Поэту нужна слава, и Есенин с товарищами начал снова приезжать в Петроград, хотя и не находил здесь такого головокружительного успеха, как в Москве. Иногда он даже забывал о том, что у него назначено выступление, и позволял себе приходить в зрительный зал уже поздним вечером, когда публика, пошумев, начинала расходиться. Так случилось на большом вечере, назначенном в помещении бывшей городской думы. Поскандалив с устроителями вечера, где за отсутствием запившего где-то Есенина выступали малоизвестные петроградские представители группы имажинистов, зрители шумно двинулись к выходу. В этот момент в помещение пришел Есенин с другом, оба «под парами». Услышав упреки устроителей вечера, Есенин буйно рванулся в зал, расталкивая уходящую публику, вскочил на трибуну, а потом и на стол и начал звонким голосом читать стихи. Люди, которые уже дошли до дверей, поворачивались и возвращались в зал. Есенин читал, не помню уж, какие стихи это были, но, подчиняясь его голосу, зрительный зал снова наполнился, а люди, которые уже вышли и успели одеться, толпой хлынули обратно. Есенин читал стихи до часу ночи, а может быть, и до двух, под восторженные рукоплескания присутствующих. На другой день слух об этом вечере прошел по городу, и многие жалели, что не попали туда и не видели и не слышали замечательных новых и старых стихов.

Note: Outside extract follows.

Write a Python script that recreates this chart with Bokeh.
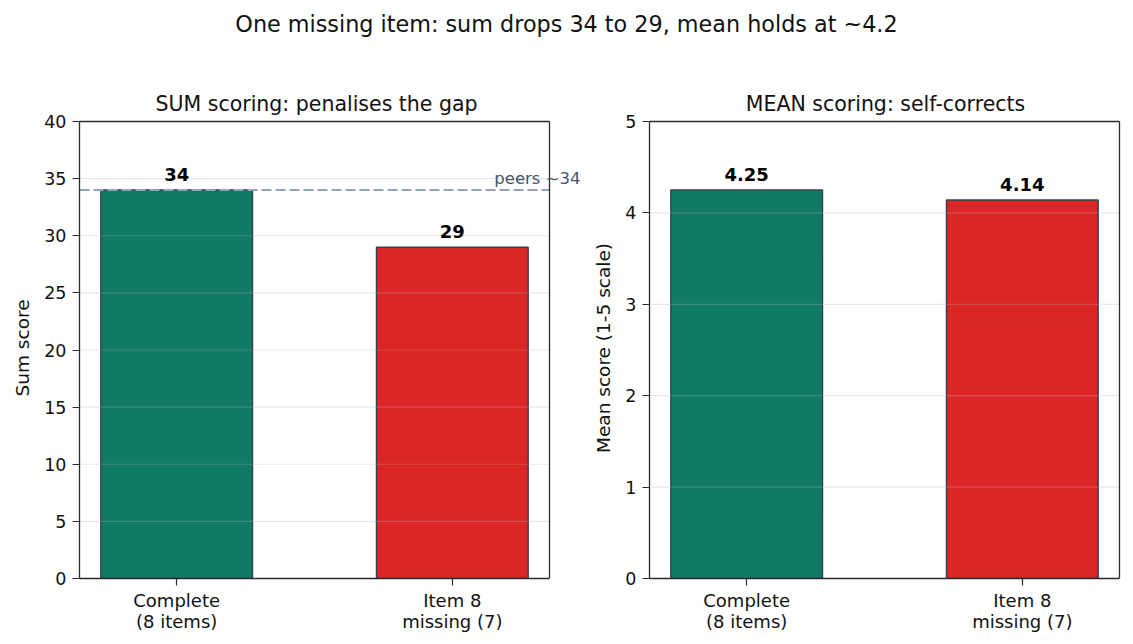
from bokeh.plotting import figure
from bokeh.models import ColumnDataSource, Range1d, FixedTicker, LabelSet, Div
from bokeh.layouts import column, row
from bokeh.core.properties import value
from bokeh.embed import file_html
from bokeh.resources import INLINE

# ---- data -----------------------------------------------------------------
conditions = ["Complete\n(8 items)", "Item 8\nmissing (7)"]
sum_scores = [34, 29]
mean_scores = [4.25, 4.14]
peer_sum = 34
bar_colors = ["#117a65", "#dc2626"]
sum_ticks = [0, 5, 10, 15, 20, 25, 30, 35, 40]
mean_ticks = [0, 1, 2, 3, 4, 5]

suptitle = "One missing item: sum drops 34 to 29, mean holds at ~4.2"
sum_title = "SUM scoring: penalises the gap"
mean_title = "MEAN scoring: self-corrects"

# ---- styling ----------------------------------------------------------------
FONT = "DejaVu Sans"
TEXT = "#111111"
SPINE = "#2b2b2b"
BAR_W = 0.55
PAD = 0.3525           # horizontal margin around the bars (data units)
HEADER_H = 50
PANEL_H = 644 - HEADER_H
BOX_W, BOX_H = 470, 457  # size of the boxed plotting area in pixels
OVER_T = 4               # free pixels above the top spine
positions = list(range(len(conditions)))


def panel(title, values, labels, ylabel, yticks, width, b_left, over_r,
          title_align, title_offset):
    x_lo, x_hi = -PAD, len(values) - 1 + PAD
    y_lo, y_hi = yticks[0], yticks[-1]
    # the frame reaches a little past the boxed area so that the spines and
    # any side note can be drawn inside it
    x_end = x_hi + over_r * (x_hi - x_lo) / BOX_W
    y_end = y_hi + OVER_T * (y_hi - y_lo) / BOX_H

    p = figure(width=width, height=PANEL_H,
               x_range=Range1d(x_lo, x_end), y_range=Range1d(y_lo, y_end),
               output_backend="svg", toolbar_location=None,
               min_border_left=b_left, min_border_right=width - b_left - BOX_W - over_r,
               min_border_top=121 - HEADER_H - OVER_T, min_border_bottom=66,
               title=title, margin=0)
    p.background_fill_color = "white"
    p.border_fill_color = "white"
    p.outline_line_color = None

    p.title.text_font = FONT
    p.title.text_font_size = "20.5px"
    p.title.text_font_style = "normal"
    p.title.text_color = TEXT
    p.title.align = title_align
    p.title.offset = title_offset
    p.title.standoff = 3

    src = ColumnDataSource(dict(x=positions, top=values, color=bar_colors,
                                label=labels))
    p.vbar(x="x", top="top", width=BAR_W, source=src, fill_color="color",
           line_color="#334155", line_width=1.5)

    # horizontal grid, drawn over the bars and limited to the boxed area
    grid_y = [t for t in yticks if y_lo < t < y_hi]
    p.segment(x0=[x_lo] * len(grid_y), x1=[x_hi] * len(grid_y), y0=grid_y,
              y1=grid_y, line_color="#b0b0b0", line_alpha=0.3, line_width=1.2)

    p.xgrid.visible = False
    p.ygrid.visible = False

    for ax in (p.xaxis[0], p.yaxis[0]):
        ax.axis_line_color = SPINE
        ax.axis_line_width = 1.3
        ax.major_tick_line_color = SPINE
        ax.major_tick_line_width = 1.2
        ax.major_tick_out = 7
        ax.major_tick_in = 0
        ax.minor_tick_line_color = None
        ax.major_label_text_font = FONT
        ax.major_label_text_color = TEXT

    p.xaxis.bounds = (x_lo, x_hi)
    p.xaxis.ticker = FixedTicker(ticks=positions)
    p.xaxis.major_label_overrides = {i: c for i, c in zip(positions, conditions)}
    p.xaxis.major_label_text_font_size = "18px"
    p.xaxis.major_label_text_line_height = 1.0
    p.xaxis.major_label_standoff = 4

    p.yaxis.bounds = (y_lo, y_hi)
    p.yaxis.ticker = FixedTicker(ticks=yticks)
    p.yaxis.major_label_text_font_size = "17.5px"
    p.yaxis.major_label_standoff = 6
    p.yaxis.axis_label = ylabel
    p.yaxis.axis_label_text_font = FONT
    p.yaxis.axis_label_text_font_size = "18.5px"
    p.yaxis.axis_label_text_font_style = "normal"
    p.yaxis.axis_label_text_color = TEXT
    p.yaxis.axis_label_standoff = 8

    p.add_layout(LabelSet(x="x", y="top", text="label", source=src,
                          text_align="center", text_baseline="alphabetic",
                          y_offset=9, text_font=value(FONT),
                          text_font_size=value("18px"),
                          text_font_style="bold", text_color="#000000"))
    return p, (x_lo, x_hi, y_lo, y_hi)


def close_box(p, box):
    # top and right spines
    x_lo, x_hi, y_lo, y_hi = box
    p.segment(x0=[x_lo, x_hi], y0=[y_hi, y_lo], x1=[x_hi, x_hi], y1=[y_hi, y_hi],
              line_color=SPINE, line_width=1.3)


LEFT_W = 585
left, left_box = panel(sum_title, sum_scores, [f"{v:d}" for v in sum_scores],
                       "Sum score", sum_ticks, LEFT_W, 79, LEFT_W - 79 - BOX_W,
                       "left", 76)
# peer reference line and its note
left.segment(x0=[left_box[0]], x1=[left_box[1]], y0=[peer_sum], y1=[peer_sum],
             line_color="#94a3b8", line_dash="10 4", line_width=2)
close_box(left, left_box)
peer_src = ColumnDataSource(dict(x=[1.465], y=[peer_sum],
                                 text=[f"peers ~{peer_sum}"]))
left.add_layout(LabelSet(x="x", y="y", text="text", source=peer_src,
                         text_align="right", text_baseline="alphabetic",
                         y_offset=6, text_font=value(FONT),
                         text_font_size=value("16.5px"),
                         text_color="#475569"))

RIGHT_W = 1133 - LEFT_W
right, right_box = panel(mean_title, mean_scores, [f"{v:.2f}" for v in mean_scores],
                         "Mean score (1-5 scale)", mean_ticks, RIGHT_W,
                         649 - LEFT_W, 2, "center", 0)
close_box(right, right_box)

header = Div(text=suptitle, width=1133, height=HEADER_H, margin=0,
             styles={"font-family": FONT, "font-size": "22.3px",
                     "text-align": "center", "color": TEXT,
                     "padding-top": "9px", "box-sizing": "border-box",
                     "width": "1133px", "height": f"{HEADER_H}px",
                     "background-color": "white"})

page = column(header, row(left, right, spacing=0, margin=0), spacing=0, margin=0)

with open("out.html", "w") as f:
    f.write(file_html(page, INLINE, title=suptitle))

Есенин не был любовью моего поколения. Мы были старше и рационалистичнее, мы не верили ни в Бога, ни в богов, а зеленый змий не привлекал нас никогда. Белокурый пастушок, играющий на гармошке, стал кумиром наших старших братьев и сестер.
Есенин покинул сановный Петроград для пылкой Москвы, и Москва распахнула перед ним объятия своих литературных кабаков и страницы толстых и тонких журналов. Он даже примкнул к маленькой группе поэтов, которые называли себя «имажинистами», но вскоре могучая волна его поэтического таланта полностью затопила их слабые голоса.
Крестьянский поэт Сергей Есенин был принят в штыки теоретиками классовой поэзии. Его разбирали и «прорабатывали» на партийных собраниях и в печати, от него требовали, чтобы он признал собственные ошибки и покаялся в них.
Однако озорной поэт не каялся, а продолжал писать стихи о родной деревне, о том, что волновало ее, раскололо ее мирную жизнь, заставляло метаться в невыносимых противоречиях.
«Веселие Руси есть питие» — старая поговорка, но есть и более новая: пьяного бог бережет. Как ни воевала коммунистическая мораль против пьяного дурмана, народ сочувствует пьяному человеку и прощает его. Есенин был сыном своего народа, и пьяный разгул непреодолимо притягивал его.
Это было одной из причин, почему люди моего поколения не пылали любовью к Есенину, хотя не могли не признавать его таланта.
Не Маяковский, а Есенин был русским народным поэтом, и потому не поэму «Хорошо!» знали наизусть, а «Письмо к матери».
На Есенина пришла мода, его любили, ему прощали все, даже то, что ему хотелось, «задрав штаны, бежать за комсомолом».
В юности я видела в Париже танцы Айседоры Дункан, только что приехавшей из Америки, и даже училась в студии ее брата[566]. Мне было понятно, что ее потянуло к «рязанскому пастушку», как тогда называли за границей Сергея Есенина. Что касается смакования их романа, то это было мне противно так же, как невыносимо читать письма Чехова к Книппер или (много позднее) письма Маяковского к Лиле Брик[567].
Любовь окончилась трагически, русский мальчик вернулся в Москву, создал новые песни о Руси Советской.
Но теоретики марксизма не могли простить крестьянскому поэту вольные движения сердца. В Ц.О.[568] «Правда» и в «Комсомольской правде» в один и тот же день появилась статья — «Развенчайте хулигана»[569]. Мы представляли себе, какое впечатление она могла произвести на Есенина. Но пусть об этом расскажут литературоведы!
569
Статья публициста Л. Сосновского «Развенчайте хулиганство» была напечатана 19 сентября 1926 г. в «Комсомольской правде» и в «Правде».